→ TASK GOAL:
Extract, in full, the lines below, beginning at the first and ending with the line that contains "mC_y), (m1_x, m1_y)]". Pictures do not belong in the copy.

--- start of PROVIDED MATERIAL ---

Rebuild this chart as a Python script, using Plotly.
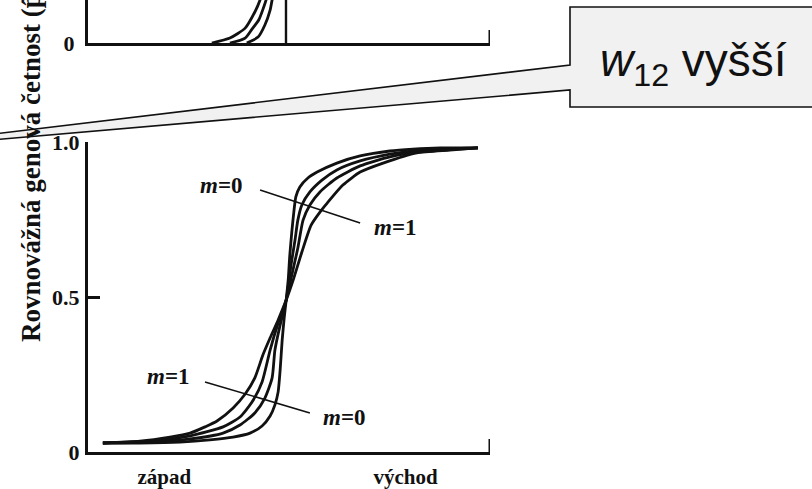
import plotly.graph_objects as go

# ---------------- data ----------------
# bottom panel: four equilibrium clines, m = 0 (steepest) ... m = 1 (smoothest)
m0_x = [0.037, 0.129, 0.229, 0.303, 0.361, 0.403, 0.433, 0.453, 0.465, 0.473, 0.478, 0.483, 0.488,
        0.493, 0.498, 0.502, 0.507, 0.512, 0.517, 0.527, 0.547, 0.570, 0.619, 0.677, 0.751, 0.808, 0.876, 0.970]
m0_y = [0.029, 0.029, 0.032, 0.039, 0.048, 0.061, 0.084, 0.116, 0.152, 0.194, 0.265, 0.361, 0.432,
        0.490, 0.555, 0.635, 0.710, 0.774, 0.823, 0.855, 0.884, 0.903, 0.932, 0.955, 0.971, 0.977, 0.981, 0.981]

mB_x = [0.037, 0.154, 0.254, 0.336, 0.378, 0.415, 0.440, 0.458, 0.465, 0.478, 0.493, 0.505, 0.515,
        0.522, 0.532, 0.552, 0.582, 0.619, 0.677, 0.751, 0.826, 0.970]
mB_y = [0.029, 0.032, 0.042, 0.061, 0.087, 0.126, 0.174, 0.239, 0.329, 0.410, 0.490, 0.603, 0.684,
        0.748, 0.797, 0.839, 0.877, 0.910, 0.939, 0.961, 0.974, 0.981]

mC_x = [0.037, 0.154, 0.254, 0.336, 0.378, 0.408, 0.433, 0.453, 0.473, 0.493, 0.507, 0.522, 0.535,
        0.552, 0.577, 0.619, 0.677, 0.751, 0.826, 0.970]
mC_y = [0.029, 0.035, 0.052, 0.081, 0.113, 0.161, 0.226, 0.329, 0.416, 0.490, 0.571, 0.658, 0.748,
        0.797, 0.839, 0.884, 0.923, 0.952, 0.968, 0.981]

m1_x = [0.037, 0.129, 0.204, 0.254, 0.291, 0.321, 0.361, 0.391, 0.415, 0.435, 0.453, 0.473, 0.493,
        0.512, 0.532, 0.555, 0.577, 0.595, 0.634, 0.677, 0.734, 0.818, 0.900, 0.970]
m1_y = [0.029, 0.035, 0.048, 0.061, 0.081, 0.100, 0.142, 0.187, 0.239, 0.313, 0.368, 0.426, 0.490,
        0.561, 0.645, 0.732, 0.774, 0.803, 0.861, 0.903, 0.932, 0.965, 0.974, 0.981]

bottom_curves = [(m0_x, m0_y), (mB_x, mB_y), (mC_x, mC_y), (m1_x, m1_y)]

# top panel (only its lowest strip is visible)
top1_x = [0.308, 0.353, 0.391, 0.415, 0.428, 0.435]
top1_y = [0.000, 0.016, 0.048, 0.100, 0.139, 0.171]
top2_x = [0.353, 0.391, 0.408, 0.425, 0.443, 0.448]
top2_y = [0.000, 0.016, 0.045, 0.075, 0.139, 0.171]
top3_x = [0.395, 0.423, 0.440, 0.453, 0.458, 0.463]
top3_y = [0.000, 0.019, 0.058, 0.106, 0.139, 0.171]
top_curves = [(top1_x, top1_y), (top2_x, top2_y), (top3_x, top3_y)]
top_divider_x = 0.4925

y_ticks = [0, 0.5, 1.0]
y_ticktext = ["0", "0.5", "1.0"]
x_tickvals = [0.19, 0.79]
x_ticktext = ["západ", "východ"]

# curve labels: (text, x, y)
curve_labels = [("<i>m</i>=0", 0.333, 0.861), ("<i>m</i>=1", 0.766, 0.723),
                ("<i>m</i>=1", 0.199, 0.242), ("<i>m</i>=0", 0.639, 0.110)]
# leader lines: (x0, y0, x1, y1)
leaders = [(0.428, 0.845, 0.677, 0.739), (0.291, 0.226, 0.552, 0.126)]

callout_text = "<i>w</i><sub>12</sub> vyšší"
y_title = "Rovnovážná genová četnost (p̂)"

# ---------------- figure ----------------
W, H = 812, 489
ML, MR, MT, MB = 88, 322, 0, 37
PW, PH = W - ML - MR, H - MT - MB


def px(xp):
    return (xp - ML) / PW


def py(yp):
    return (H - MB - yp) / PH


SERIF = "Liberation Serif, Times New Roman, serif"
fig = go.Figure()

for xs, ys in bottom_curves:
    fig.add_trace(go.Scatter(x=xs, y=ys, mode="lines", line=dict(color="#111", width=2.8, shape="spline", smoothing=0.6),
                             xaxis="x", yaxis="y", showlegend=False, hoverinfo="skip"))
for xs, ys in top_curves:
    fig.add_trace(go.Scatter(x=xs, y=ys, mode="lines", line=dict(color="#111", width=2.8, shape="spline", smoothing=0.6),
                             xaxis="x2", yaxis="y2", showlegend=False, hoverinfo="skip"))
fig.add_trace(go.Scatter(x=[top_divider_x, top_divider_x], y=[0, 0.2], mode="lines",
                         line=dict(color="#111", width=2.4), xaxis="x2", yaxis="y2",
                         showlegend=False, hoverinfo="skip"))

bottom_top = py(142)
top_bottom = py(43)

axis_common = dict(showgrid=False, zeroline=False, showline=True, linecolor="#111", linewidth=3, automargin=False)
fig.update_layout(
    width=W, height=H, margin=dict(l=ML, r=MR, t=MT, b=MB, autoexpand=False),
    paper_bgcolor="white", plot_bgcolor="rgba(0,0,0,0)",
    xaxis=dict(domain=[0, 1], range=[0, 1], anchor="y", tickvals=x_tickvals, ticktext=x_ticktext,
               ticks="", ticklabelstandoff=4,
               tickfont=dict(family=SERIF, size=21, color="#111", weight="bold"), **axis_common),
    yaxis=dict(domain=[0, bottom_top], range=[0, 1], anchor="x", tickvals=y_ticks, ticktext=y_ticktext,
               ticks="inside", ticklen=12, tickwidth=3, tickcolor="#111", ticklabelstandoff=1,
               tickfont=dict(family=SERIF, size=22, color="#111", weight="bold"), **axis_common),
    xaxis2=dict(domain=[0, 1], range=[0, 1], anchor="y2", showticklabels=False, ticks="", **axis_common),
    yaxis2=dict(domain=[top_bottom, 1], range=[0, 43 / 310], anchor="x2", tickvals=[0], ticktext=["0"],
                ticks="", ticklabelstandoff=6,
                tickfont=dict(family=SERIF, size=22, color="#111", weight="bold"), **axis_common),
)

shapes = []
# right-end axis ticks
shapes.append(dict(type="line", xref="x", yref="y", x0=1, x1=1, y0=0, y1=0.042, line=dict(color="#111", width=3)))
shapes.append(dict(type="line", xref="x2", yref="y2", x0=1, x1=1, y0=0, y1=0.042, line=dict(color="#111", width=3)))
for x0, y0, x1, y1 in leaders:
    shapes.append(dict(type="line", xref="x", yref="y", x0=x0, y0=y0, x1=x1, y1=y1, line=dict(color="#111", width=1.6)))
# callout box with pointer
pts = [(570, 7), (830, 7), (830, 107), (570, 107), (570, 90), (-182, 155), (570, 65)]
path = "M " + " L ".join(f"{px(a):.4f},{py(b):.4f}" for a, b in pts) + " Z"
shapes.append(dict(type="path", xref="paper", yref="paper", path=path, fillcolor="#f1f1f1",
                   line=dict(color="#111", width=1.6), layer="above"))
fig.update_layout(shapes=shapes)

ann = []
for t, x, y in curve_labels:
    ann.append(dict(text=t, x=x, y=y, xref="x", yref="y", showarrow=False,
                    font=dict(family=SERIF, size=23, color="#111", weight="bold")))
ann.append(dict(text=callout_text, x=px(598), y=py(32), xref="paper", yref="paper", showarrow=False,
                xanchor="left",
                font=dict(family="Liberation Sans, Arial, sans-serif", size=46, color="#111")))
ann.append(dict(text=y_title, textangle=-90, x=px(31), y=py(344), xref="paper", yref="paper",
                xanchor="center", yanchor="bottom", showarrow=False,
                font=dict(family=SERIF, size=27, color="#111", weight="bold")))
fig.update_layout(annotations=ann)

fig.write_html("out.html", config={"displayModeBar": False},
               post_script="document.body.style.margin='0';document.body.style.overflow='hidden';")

--- end of PROVIDED MATERIAL ---

→ SOLVED EXERCISE:
Rebuild this chart as a Python script, using Plotly.
import plotly.graph_objects as go

# ---------------- data ----------------
# bottom panel: four equilibrium clines, m = 0 (steepest) ... m = 1 (smoothest)
m0_x = [0.037, 0.129, 0.229, 0.303, 0.361, 0.403, 0.433, 0.453, 0.465, 0.473, 0.478, 0.483, 0.488,
        0.493, 0.498, 0.502, 0.507, 0.512, 0.517, 0.527, 0.547, 0.570, 0.619, 0.677, 0.751, 0.808, 0.876, 0.970]
m0_y = [0.029, 0.029, 0.032, 0.039, 0.048, 0.061, 0.084, 0.116, 0.152, 0.194, 0.265, 0.361, 0.432,
        0.490, 0.555, 0.635, 0.710, 0.774, 0.823, 0.855, 0.884, 0.903, 0.932, 0.955, 0.971, 0.977, 0.981, 0.981]

mB_x = [0.037, 0.154, 0.254, 0.336, 0.378, 0.415, 0.440, 0.458, 0.465, 0.478, 0.493, 0.505, 0.515,
        0.522, 0.532, 0.552, 0.582, 0.619, 0.677, 0.751, 0.826, 0.970]
mB_y = [0.029, 0.032, 0.042, 0.061, 0.087, 0.126, 0.174, 0.239, 0.329, 0.410, 0.490, 0.603, 0.684,
        0.748, 0.797, 0.839, 0.877, 0.910, 0.939, 0.961, 0.974, 0.981]

mC_x = [0.037, 0.154, 0.254, 0.336, 0.378, 0.408, 0.433, 0.453, 0.473, 0.493, 0.507, 0.522, 0.535,
        0.552, 0.577, 0.619, 0.677, 0.751, 0.826, 0.970]
mC_y = [0.029, 0.035, 0.052, 0.081, 0.113, 0.161, 0.226, 0.329, 0.416, 0.490, 0.571, 0.658, 0.748,
        0.797, 0.839, 0.884, 0.923, 0.952, 0.968, 0.981]

m1_x = [0.037, 0.129, 0.204, 0.254, 0.291, 0.321, 0.361, 0.391, 0.415, 0.435, 0.453, 0.473, 0.493,
        0.512, 0.532, 0.555, 0.577, 0.595, 0.634, 0.677, 0.734, 0.818, 0.900, 0.970]
m1_y = [0.029, 0.035, 0.048, 0.061, 0.081, 0.100, 0.142, 0.187, 0.239, 0.313, 0.368, 0.426, 0.490,
        0.561, 0.645, 0.732, 0.774, 0.803, 0.861, 0.903, 0.932, 0.965, 0.974, 0.981]

bottom_curves = [(m0_x, m0_y), (mB_x, mB_y), (mC_x, mC_y), (m1_x, m1_y)]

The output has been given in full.